# Wind Ghost



## Marrow (Feb 23, 2011)

Made him back in October, but I'm new here so I thought I'd post some pics.
























Basically a paper mache bust with a bit of grey cloth attached to his body, and draped in plastic sheeting.

More photos here:
http://marrowhouse.blogspot.com/2010/10/ghostly.html


----------



## TheOneAndOnlyKelly (May 7, 2009)

Very spooky. Does he move or is he static?


----------



## RoxyBlue (Oct 6, 2008)

I like him. Did you have him lit up?

BTW, if you can get the type of fishing line called "spiderwire" down your way, it's almost invisible in any kind of lighting, including blacklight (it won't glow). It really adds to the illusion that your ghost is floating without any means of support.


----------



## TheOneAndOnlyKelly (May 7, 2009)

That stuff is slicker 'n snot! I have trouble keeping my knots tied with it. Awesome, otherwise, almost impossibly strong. My son made a bowstring from it for his Archery merit badge.


----------



## DarkLore (Jan 25, 2009)

He looks great Marrow. I really like the use of plastic sheeting. You did an excellent job.


----------



## Marrow (Feb 23, 2011)

Thanks everyone! 

Rob, I suppose he is a static prop. He doesn't have any animatronics or moving mechanisms. He's basically just a hunk of newspaper and plastic. But it you take him outside on a windy day and hang him, his plastic flaps everywhere, he sways all over the place and looks undeniably creepy. There is a video on my blog.

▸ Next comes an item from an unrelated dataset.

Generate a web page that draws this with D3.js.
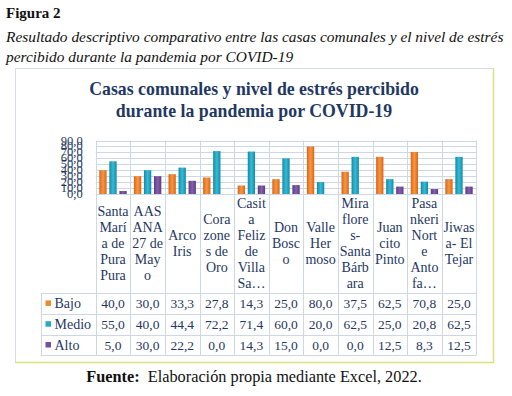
<!DOCTYPE html>
<html>
<head>
<meta charset="utf-8">
<script src="https://cdn.jsdelivr.net/npm/d3@7"></script>
<style>
  body { margin: 0; background: #fff; }
  svg { display: block; }
</style>
</head>
<body>
<div id="chart"></div>
<script>
// ---- data ----
const categories = ['Santa María de Pura Pura', 'AASANA 27 de Mayo', 'Arco Iris', 'Corazones de Oro',
    'Casita Feliz de Villa Sa…', 'Don Bosco', 'Valle Hermoso', 'Miraflores-Santa Bárbara',
    'Juancito Pinto', 'Pasankeri Norte Antofa…', 'Jiwasa- El Tejar']
const categoryLines = [
    ['Santa', 'Marí', 'a de', 'Pura', 'Pura'],
    ['AAS', 'ANA', '27 de', 'May', 'o'],
    ['Arco', 'Iris'],
    ['Cora', 'zone', 's de', 'Oro'],
    ['Casit', 'a', 'Feliz', 'de', 'Villa', 'Sa…'],
    ['Don', 'Bosc', 'o'],
    ['Valle', 'Her', 'moso'],
    ['Mira', 'flore', 's-', 'Santa', 'Bárb', 'ara'],
    ['Juan', 'cito', 'Pinto'],
    ['Pasa', 'nkeri', 'Nort', 'e', 'Anto', 'fa…'],
    ['Jiwas', 'a- El', 'Tejar']
]
const seriesNames = ['Bajo', 'Medio', 'Alto']
const bajo  = [40.0, 30.0, 33.3, 27.8, 14.3, 25.0, 80.0, 37.5, 62.5, 70.8, 25.0]
const medio = [55.0, 40.0, 44.4, 72.2, 71.4, 60.0, 20.0, 62.5, 25.0, 20.8, 62.5]
const alto  = [5.0, 30.0, 22.2, 0.0, 14.3, 15.0, 0.0, 0.0, 12.5, 8.3, 12.5]
const yTicks = [0, 10, 20, 30, 40, 50, 60, 70, 80, 90]

const seriesValues = [bajo, medio, alto]
const seriesColors = [
    { edge: '#d8661c', mid: '#f9963e', key: '#f08a2c' },
    { edge: '#1689a4', mid: '#33bcd8', key: '#26aac6' },
    { edge: '#5c3a84', mid: '#8560ac', key: '#7550a0' }
]

const serif = "'Liberation Serif', 'DejaVu Serif', 'Times New Roman', Times, serif"
const navy = '#1f3864'
const gridColor = '#cdd7e6'
const fmt = (v) => v.toFixed(1).replace('.', ',')

const width = 512, height = 396
const svg = d3.select('#chart').append('svg')
    .attr('width', width)
    .attr('height', height)
    .attr('font-family', serif)
    .style('font-family', serif)

// gradients for the bars
const defs = svg.append('defs')
seriesColors.forEach((c, i) => {
    const g = defs.append('linearGradient')
        .attr('id', 'grad' + i)
        .attr('x1', 0).attr('x2', 1).attr('y1', 0).attr('y2', 0)
    g.append('stop').attr('offset', '0%').attr('stop-color', c.edge)
    g.append('stop').attr('offset', '50%').attr('stop-color', c.mid)
    g.append('stop').attr('offset', '100%').attr('stop-color', c.edge)
})

// figure heading
svg.append('text')
    .text('Figura 2')
    .attr('x', 6).attr('y', 18)
    .style('font-size', '15px')
    .style('font-weight', 'bold')
    .attr('fill', '#111')

const captionLines = ['Resultado descriptivo comparativo entre las casas comunales y el nivel de estrés',
    'percibido durante la pandemia por COVID-19']
svg.selectAll('.caption')
    .data(captionLines)
    .enter()
    .append('text')
    .attr('class', 'caption')
    .text(d => d)
    .attr('x', 6)
    .attr('y', (d, i) => 42 + i * 20)
    .style('font-size', '15.4px')
    .style('font-style', 'italic')
    .attr('fill', '#111')

// chart frame
svg.append('rect')
    .attr('x', 15.5).attr('y', 68.5)
    .attr('width', 478).attr('height', 294)
    .attr('fill', '#fff')
    .attr('stroke', '#d6dbe6')
svg.append('path')
    .attr('d', 'M493.5,68.5 V362.5 H15.5')
    .attr('fill', 'none')
    .attr('stroke', '#d9e27e')
    .attr('stroke-width', 1.5)

// chart title
const titleLines = ['Casas comunales y nivel de estrés percibido', 'durante la pandemia por COVID-19']
svg.selectAll('.ctitle')
    .data(titleLines)
    .enter()
    .append('text')
    .attr('class', 'ctitle')
    .text(d => d)
    .attr('x', 254)
    .attr('y', (d, i) => 95 + i * 21.5)
    .attr('text-anchor', 'middle')
    .style('font-size', '17.8px')
    .style('font-weight', 'bold')
    .attr('fill', navy)

// scales
const plotLeft = 95.7, plotRight = 476.3
const plotTop = 140.5, plotBottom = 194
const xScale = d3.scaleBand()
    .domain(categories)
    .range([plotLeft, plotRight])
    .padding(0)
const colW = xScale.bandwidth()
const innerScale = d3.scaleBand()
    .domain(seriesNames)
    .range([3.6, colW - 3.6])
    .paddingInner(0.27)
const yScale = d3.scaleLinear()
    .domain([0, 90])
    .range([plotBottom, plotTop])

// table geometry
const headerBottom = 293
const rowH = 20.8
const legendLeft = 40.7

// horizontal gridlines
const plot = svg.append('g')
plot.selectAll('.hgrid')
    .data(yTicks)
    .enter()
    .append('line')
    .attr('x1', plotLeft).attr('x2', plotRight)
    .attr('y1', d => Math.round(yScale(d)) + 0.5)
    .attr('y2', d => Math.round(yScale(d)) + 0.5)
    .attr('stroke', gridColor)

// vertical column lines, running through the table
const colEdges = categories.map(c => xScale(c)).concat([plotRight])
plot.selectAll('.vgrid')
    .data(colEdges)
    .enter()
    .append('line')
    .attr('x1', d => Math.round(d) + 0.5).attr('x2', d => Math.round(d) + 0.5)
    .attr('y1', plotTop).attr('y2', headerBottom + rowH * 3)
    .attr('stroke', gridColor)

// table horizontal lines
const rowLines = [0, 1, 2, 3].map(i => headerBottom + i * rowH)
plot.selectAll('.rgrid')
    .data(rowLines)
    .enter()
    .append('line')
    .attr('x1', legendLeft).attr('x2', plotRight)
    .attr('y1', d => Math.round(d) + 0.5).attr('y2', d => Math.round(d) + 0.5)
    .attr('stroke', gridColor)
plot.append('line')
    .attr('x1', Math.round(legendLeft) + 0.5).attr('x2', Math.round(legendLeft) + 0.5)
    .attr('y1', headerBottom).attr('y2', headerBottom + rowH * 3)
    .attr('stroke', gridColor)

// y axis labels (crowded, as in the original)
svg.append('g')
    .selectAll('text')
    .data(yTicks)
    .enter()
    .append('text')
    .text(d => fmt(d))
    .attr('x', 82.7)
    .attr('y', d => yScale(d) + 4)
    .attr('text-anchor', 'end')
    .style('font-size', '12.5px')
    .attr('fill', navy)

// bars
seriesNames.forEach((s, si) => {
    plot.selectAll('.bar' + si)
        .data(seriesValues[si])
        .enter()
        .append('rect')
        .attr('class', 'bar' + si)
        .attr('x', (d, i) => xScale(categories[i]) + innerScale(s))
        .attr('width', innerScale.bandwidth())
        .attr('y', d => yScale(d))
        .attr('height', d => plotBottom - yScale(d))
        .attr('fill', 'url(#grad' + si + ')')
})

// category labels
const catCenter = (plotBottom + headerBottom) / 2
const lineH = 16
categoryLines.forEach((lines, i) => {
    svg.append('g')
        .selectAll('text')
        .data(lines)
        .enter()
        .append('text')
        .text(d => d)
        .attr('x', xScale(categories[i]) + colW / 2)
        .attr('y', (d, j) => catCenter + 4.5 + (j - (lines.length - 1) / 2) * lineH)
        .attr('text-anchor', 'middle')
        .style('font-size', '14px')
        .attr('fill', navy)
})

// data table rows
seriesNames.forEach((s, si) => {
    const yMid = headerBottom + rowH * si + rowH / 2
    svg.append('rect')
        .attr('x', 45.5).attr('y', yMid - 3)
        .attr('width', 5.5).attr('height', 5.5)
        .attr('fill', seriesColors[si].key)
    svg.append('text')
        .text(s)
        .attr('x', 54.5)
        .attr('y', yMid + 4.5)
        .style('font-size', '14px')
        .attr('fill', navy)
    svg.append('g')
        .selectAll('text')
        .data(seriesValues[si])
        .enter()
        .append('text')
        .text(d => fmt(d))
        .attr('x', (d, i) => xScale(categories[i]) + colW / 2)
        .attr('y', yMid + 4.5)
        .attr('text-anchor', 'middle')
        .style('font-size', '13.5px')
        .attr('fill', navy)
})

// source note
const note = svg.append('text')
    .attr('x', 254).attr('y', 382)
    .attr('text-anchor', 'middle')
    .style('font-size', '16.3px')
    .attr('fill', '#111')
note.append('tspan').text('Fuente:').style('font-weight', 'bold')
note.append('tspan').text('\u00a0 Elaboración propia mediante Excel, 2022.')
</script>
</body>
</html>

Roxyblue, I had him hanging up outside on halloween night, outside my display. There weren't actually any lights on him, but passing cars headlights lit him up. Did really good job of getting peoples attention, as the actual display was behind glass and was quite dark.

I looked up spiderwire, and multiple fishing stores in my area sell it. I plan on making some more wind ghosts, so I'll have to gets my hands on some. Thanks for the heads up!


----------



## Jaybo (Mar 2, 2009)

Good job! Plastic sheeting will fluoresce under black light, so this would look great with a black light lighting it from bellow. Just make sure to use a dark colored spider wire so it doesn't show up in the light.

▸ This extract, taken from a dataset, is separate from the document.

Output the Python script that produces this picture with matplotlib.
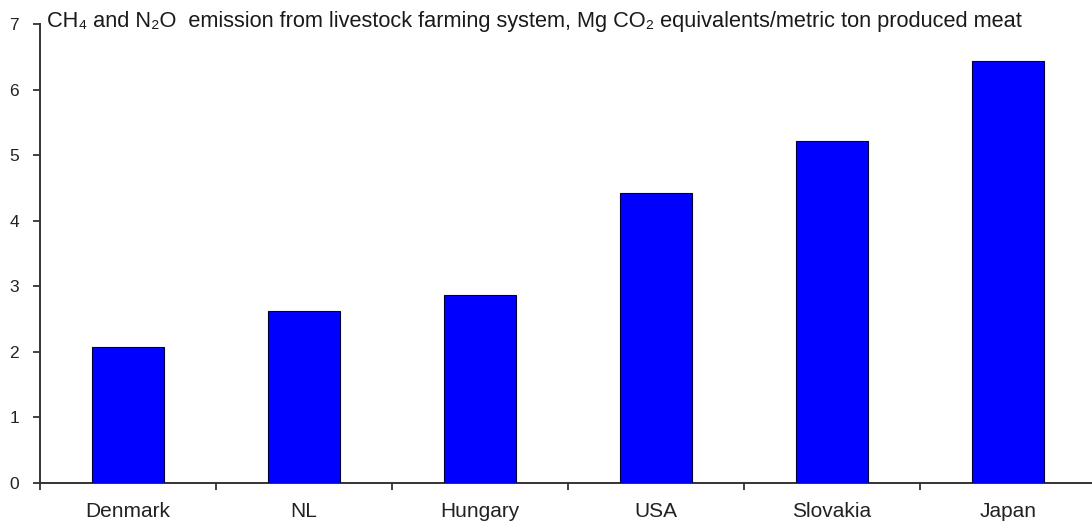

You've got a really good PumpkinRot look going there. Keep up the good work! How long have you been using paper mache?


----------



## Hawks Hill Haunter (Apr 1, 2007)

Marrow - well done! Can't wait to see what else you come up with. I checked out the vid on your blog, it looks very lightweight...is it?


----------



## Spooky1 (Aug 25, 2008)

Definitely creepy, good job


----------



## beelce (Jul 21, 2007)

Love the face texture


----------



## halloween71 (Aug 9, 2007)

I really like him!!!


----------



## Haunted Bayou (Feb 16, 2007)

My kind of prop...simple design and yet oh so creepy. 
I hope you don't mind...I downloaded a photo for reference.


----------



## Rahnefan (May 1, 2009)

I like the shroud quite a lot.


----------



## smileyface4u23 (Apr 1, 2008)

Very creepy!


----------



## niblique71 (Dec 2, 2009)

Wispy, Crispy and crunchy all in one bite. VERY COOL!!!


----------



## bourno (Jan 21, 2006)

nice ghost


----------



## DarkLore (Jan 25, 2009)

Jaybo said:


> Good job! Plastic sheeting will fluoresce under black light, so this would look great with a black light lighting it from bellow.


Huh, what? Plastic sheeting fluoresces under black light? All plastic sheeting? Where have I been hiding that I didn't know this?

Okay Marrow, now I want to see black light video.


----------



## Haunted Bayou (Feb 16, 2007)

Sounds like we need to experiment with fluorescence during the next gathering.


----------



## Marrow (Feb 23, 2011)

Many thanks to everyone for all of the compliments. I'll experiment with it under blaclight this year, I don't own any blacklights, but I will be using them for my haunt this year. Tais years haunt is gonna be awesome, honestly, it is, I'm so excited.


----------



## Haunted Bayou (Feb 16, 2007)

If the rest of your props turn out anything like this one, then it will truly be awesome.
Can't wait to see what else you do.


----------



## ScreamingScarecrow (Oct 1, 2008)

That wind ghosts of yours is a great looking DIY prop! I'll bet it looks amaZing in your haunt with the wind blowing on Halloween night


----------



## Joiseygal (Sep 3, 2008)

Very nice job!


----------



## Dr. Scarecrow (Mar 14, 2011)

Very nice- you seem to have a good knack for mache.


----------



## JustJimAZ (Aug 19, 2010)

You did really well with that. I'm sure this year's haunt will be amazing.
I wouldn't think there are many people doing Halloween in a big way in New Zealand.


----------